The activities described in this book show teachers how to help their students to teach themselves, and each other, about English. Using a learner-based approach, the learners themselves are responsible for the information input, thereby ensuring its relevance and topicality for each particular group.
The basic procedure has two stages. In the first, learners prepare materials which are designed to practice, for example, a particular skill, function, or grammar item. In doing this, they draw on all the linguistic resources they already have. In the second stage, these materials are passed to other learners in the class who carry out the activities. In this way students obtain valuable language practice, not only while they are using the materials, but while they are preparing them as well.

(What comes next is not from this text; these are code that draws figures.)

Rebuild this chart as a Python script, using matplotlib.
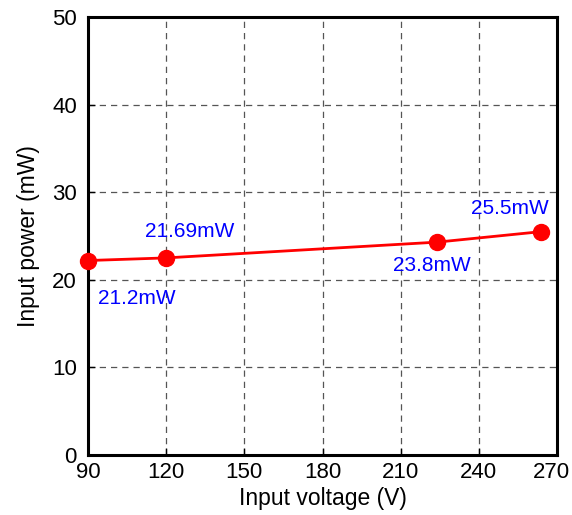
import matplotlib
matplotlib.use("Agg")
import matplotlib.pyplot as plt
from matplotlib.transforms import ScaledTranslation

plt.rcParams['font.family'] = ['Liberation Sans', 'DejaVu Sans']

voltage = [90, 120, 224, 264]
power = [22.2, 22.5, 24.3, 25.5]
labels = ["21.2mW", "21.69mW", "23.8mW", "25.5mW"]
label_offsets = [(35, -27), (17, 19), (-4, -17), (-23, 17)]

fig = plt.figure(figsize=(5.72, 5.15), dpi=100)
ax = fig.add_axes([88 / 572, 1 - 455 / 515, (557 - 88) / 572, (455 - 17) / 515])

ax.plot(voltage, power, color='red', linewidth=2, marker='o', markersize=11.5, clip_on=False, zorder=3)
for x, y, txt, off in zip(voltage, power, labels, label_offsets):
    ax.annotate(txt, (x, y), xytext=off, textcoords='offset points',
                ha='center', va='center', color='#0000ff', fontsize=15)

ax.set_xlim(90, 270)
ax.set_ylim(0, 50)
ax.set_xticks(range(90, 271, 30))
ax.set_yticks(range(0, 51, 10))
ax.grid(True, color='#555555', linestyle=(0, (5, 4)), linewidth=0.9)
ax.tick_params(direction='in', length=5, width=1, labelsize=16)
ax.tick_params(axis='x', pad=5)
ax.tick_params(axis='y', pad=8)
for s in ax.spines.values():
    s.set_linewidth(2.2)
ax.set_xlabel("Input voltage (V)", fontsize=16.5, labelpad=3)
ax.set_ylabel("Input power (mW)", fontsize=16.5, labelpad=9)

# the last x label sits a little left so it fits in the figure
fig.canvas.draw()
last = ax.get_xticklabels()[-1]
last.set_transform(last.get_transform() + ScaledTranslation(-6 / 100, 0, fig.dpi_scale_trans))

fig.savefig("out.png", dpi=100)
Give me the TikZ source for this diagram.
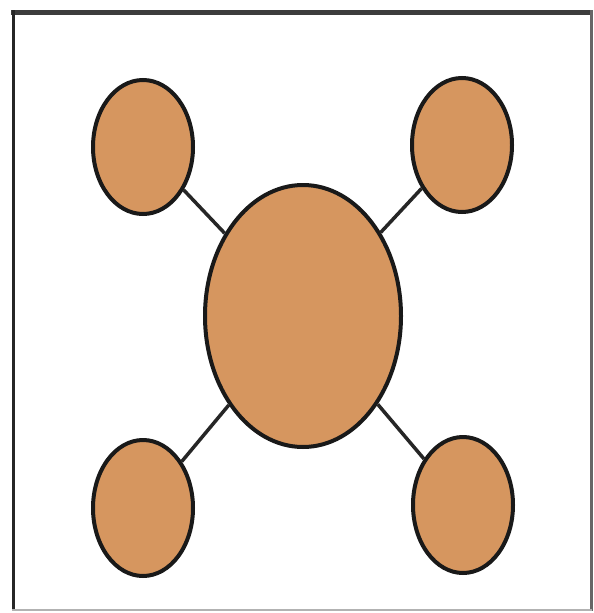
\documentclass[tikz,border=0pt]{standalone}
\usetikzlibrary{shapes.geometric}
\definecolor{blobfill}{RGB}{214,150,95}
\definecolor{framegray}{RGB}{60,60,60}
\begin{document}
\begin{tikzpicture}[x=1pt,y=-1pt,
  blob/.style={ellipse,draw=black!90,line width=4pt,fill=blobfill,inner sep=0pt},
  link/.style={draw=black!85,line width=3.5pt}]
\useasboundingbox (0,0) rectangle (594,613);
\fill[white] (0,0) rectangle (594,613);
% frame
\draw[framegray,line width=5pt] (11,12.5) -- (591,12.5);
\draw[black!85,line width=3.5pt] (13.5,10) -- (13.5,611);
\draw[black!60,line width=2.5pt] (591.5,10) -- (591.5,611);
\draw[black!30,line width=1.5pt] (12,610) -- (592,610);
% nodes
\node[blob,minimum width=196pt,minimum height=262pt] (c) at (303,316) {};
\node[blob,minimum width=100pt,minimum height=134pt] (tl) at (143,147) {};
\node[blob,minimum width=100pt,minimum height=134pt] (tr) at (462,145) {};
\node[blob,minimum width=100pt,minimum height=136pt] (bl) at (143,508) {};
\node[blob,minimum width=100pt,minimum height=136pt] (br) at (463,505) {};
% connectors
\path[link] (tl) -- (c);
\path[link] (tr) -- (c);
\path[link] (bl) -- (c);
\path[link] (br) -- (c);
\end{tikzpicture}
\end{document}
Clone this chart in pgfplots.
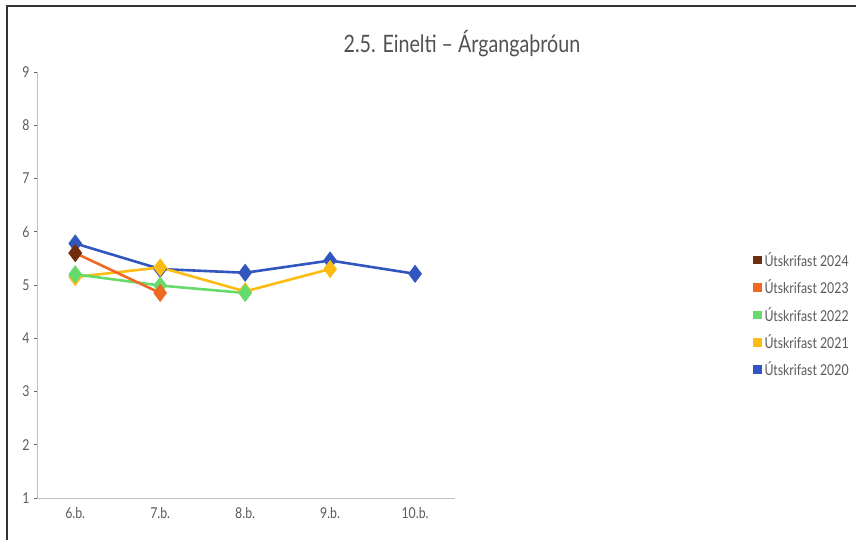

We arrived at learner-based teaching along different routes but mainly in response to teaching conditions in Poland. Here, few teachers have access to a wide range of recently published materials. We found that people were dissatisfied with the repeated use of the same coursebooks. Many complained that the materials they had did not meet the real needs and interests of their students.
As a result, in the teacher-training sessions we ran we evolved the principle that the activities we developed should not require ‘materials’, equipment such as photocopiers, or a lot of preparation time. We eventually concluded that a lack of ‘good materials’ might, in fact, be a very positive and liberating thing. A second factor was that some of the groups of students we taught consisted of academics of varying ages, with different specialities, who already possessed a good command of English. In certain areas their knowledge was often considerably greater than ours. This taught us to respect them as learners, and see them as individuals rather than as ‘a class of foreign students’, and to call upon their specialist knowledge in the lessons. For example, a physicist specializing in acoustics proved to be an invaluable source of information during a class on noise pollution. His expertise was available to be exploited and he was only too eager to co-operate.
Two other events set us thinking about learner-based teaching. One of these was a teacher-training session run for teachers of our Language Centre in Poland by John Morgan and Mario Rinvolucri. The second was using a manuscript of Chris Sion’s Inner Voice (to be published in 1992 as Talking to Yourself in English) for group sessions. These stimuli made us realize how much potential resided in the students. Yet we had been complaining of the scarcity of topical and authentic material!